Луна в Водолее (Пузин) - страница 72

…когда Валечка Пахарева выплачется и более-менее придёт в себя… вспомнит она тогда или не вспомнит свои кошмарные обвинения?.. а если вспомнит — то?.. смутиться?.. расстроится?.. сделает вид, что забыла — придав невинное выражение своим, навыкате, «рачьим» очам?.. или?.. да, не в себе, да, убита горем — но! Ведь что-то наклонило в определённую сторону её воспалённый ум? Что? И потом… да, будто бы приходит в себя, да, кажется, для женщины есть надежда избежать серьёзного душевного расстройства, но… ведь никакой гарантии, что, выплакавшись, Валентина вновь не впадёт в своё прежнее сумеречное состояние?

Рыдания постепенно стихали, слабела колотящая Валентину дрожь, Окаёмов, отказавшись от бесплодных попыток спрогнозировать ближайшее будущее, в три тонконогих рюмки плеснул понемногу водки — жестом, словно бы говорящим: пусть о будущем заботится тот, кто властен над ним, а мы, пленённые временем, поможем будущему тем, что позаботимся о настоящем.

И когда Валентина Андреевна наконец-то выплакалась и платочком, заботливо протянутым ей артисткой, промокнула залитое слезами лицо, то Окаёмов, как ни в чём не бывало, перед ней и перед Татьяной поставил по рюмке, сам взял третью и обратился к Валентине:

— Знаю, Валечка. Действительно — сволочи! А ты уверена?.. нет! Погоди! Сначала — за Алексея! — Сам себя оборвал астролог и, поднеся рюмку к губам, выпил её одним (да и то некрупным) глотком. — Царствие Небесное. Рабу, как говорится, Божию. Твоему Алексею. Нашему Алексею, — глянув на не спеша пьющую Татьяну, поправился Окаёмов. — Конечно, Валечка, тебе тяжелее всех, но ведь и мы… все, его близко знавшие. Все ведь потрясены ужасно… как громом… когда мне в Москву позвонила Таня — поверишь ли? — будто обухом по голове!

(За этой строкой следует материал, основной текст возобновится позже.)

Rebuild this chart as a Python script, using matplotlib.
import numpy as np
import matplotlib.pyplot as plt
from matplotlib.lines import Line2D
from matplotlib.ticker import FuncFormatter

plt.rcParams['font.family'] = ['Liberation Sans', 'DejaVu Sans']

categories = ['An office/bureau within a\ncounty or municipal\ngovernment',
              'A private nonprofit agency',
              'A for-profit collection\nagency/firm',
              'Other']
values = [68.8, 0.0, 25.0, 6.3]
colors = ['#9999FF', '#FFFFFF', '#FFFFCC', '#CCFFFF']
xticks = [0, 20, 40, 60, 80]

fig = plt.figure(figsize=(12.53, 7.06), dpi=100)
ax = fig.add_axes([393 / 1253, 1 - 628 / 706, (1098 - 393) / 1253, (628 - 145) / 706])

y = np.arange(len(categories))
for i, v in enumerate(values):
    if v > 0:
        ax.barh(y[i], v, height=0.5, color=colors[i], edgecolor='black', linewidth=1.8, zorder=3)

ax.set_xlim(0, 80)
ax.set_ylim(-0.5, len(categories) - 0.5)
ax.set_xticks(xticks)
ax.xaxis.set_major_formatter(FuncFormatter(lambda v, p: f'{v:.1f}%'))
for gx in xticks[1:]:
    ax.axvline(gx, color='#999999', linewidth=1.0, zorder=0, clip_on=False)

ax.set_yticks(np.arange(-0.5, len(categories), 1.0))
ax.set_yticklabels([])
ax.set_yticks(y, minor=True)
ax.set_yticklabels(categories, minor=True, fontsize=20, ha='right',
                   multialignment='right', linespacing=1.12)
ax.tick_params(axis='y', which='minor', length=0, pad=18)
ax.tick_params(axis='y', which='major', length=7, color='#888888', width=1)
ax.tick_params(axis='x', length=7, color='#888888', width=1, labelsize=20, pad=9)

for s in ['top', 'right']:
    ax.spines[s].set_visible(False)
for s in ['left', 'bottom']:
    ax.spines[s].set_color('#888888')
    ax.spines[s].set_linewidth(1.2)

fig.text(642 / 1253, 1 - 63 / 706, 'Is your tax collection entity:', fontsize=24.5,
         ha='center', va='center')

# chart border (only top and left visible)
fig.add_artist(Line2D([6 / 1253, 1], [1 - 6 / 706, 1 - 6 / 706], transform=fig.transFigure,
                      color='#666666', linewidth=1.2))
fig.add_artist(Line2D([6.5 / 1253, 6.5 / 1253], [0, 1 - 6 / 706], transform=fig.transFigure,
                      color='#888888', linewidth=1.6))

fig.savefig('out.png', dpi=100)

Валентина выпила из своей рюмки и, поставив её на стол, посмотрела на Окаёмова сосредоточенным, слегка отстранённым, но уже ясным взглядом — да, страдальческим, умоляющим о сочувствии, но не тем, испугавшим астролога, с которым она появилась на кухне. (Будто бы ничего не видящим и одновременно категорически — «по сумасшедшему»! — обвиняющим.)

И, встретив этот осмысленный взгляд, Лев Иванович за малым не совершил большую — для психолога непростительную! — ошибку: едва тут же не передал женщине имеющиеся у него деньги — причём, не одну тысячу долларов, а обе. Левая рука уже потянулась в брючный карман за бумажником, когда, спохватившись, астролог остановил её на полпути: «Ты, Окаёмов, что?! Заразился от Валентины её душевным расстройством? Вовсе уже ничего не соображаешь? Как какой-нибудь, ошалевший от легко уворованных миллионов, «предприниматель» из «новых русских»? Предложишь сейчас Валентине доллары — а она? Думаешь, растает от благодарности? Как бы не так! Да в её состоянии — где гарантия, что она опять не «слетит с катушек»? Не вернётся к своим болезненным фантазиям? Не скажет тебе — идиоту! — что, дьявольской астрологией погубив Алексея, ты теперь хочешь откупиться от возмездия сатанинскими долларами? «Зелёной грязью» заткнув ей рот, мечтаешь избегнуть небесной кары?»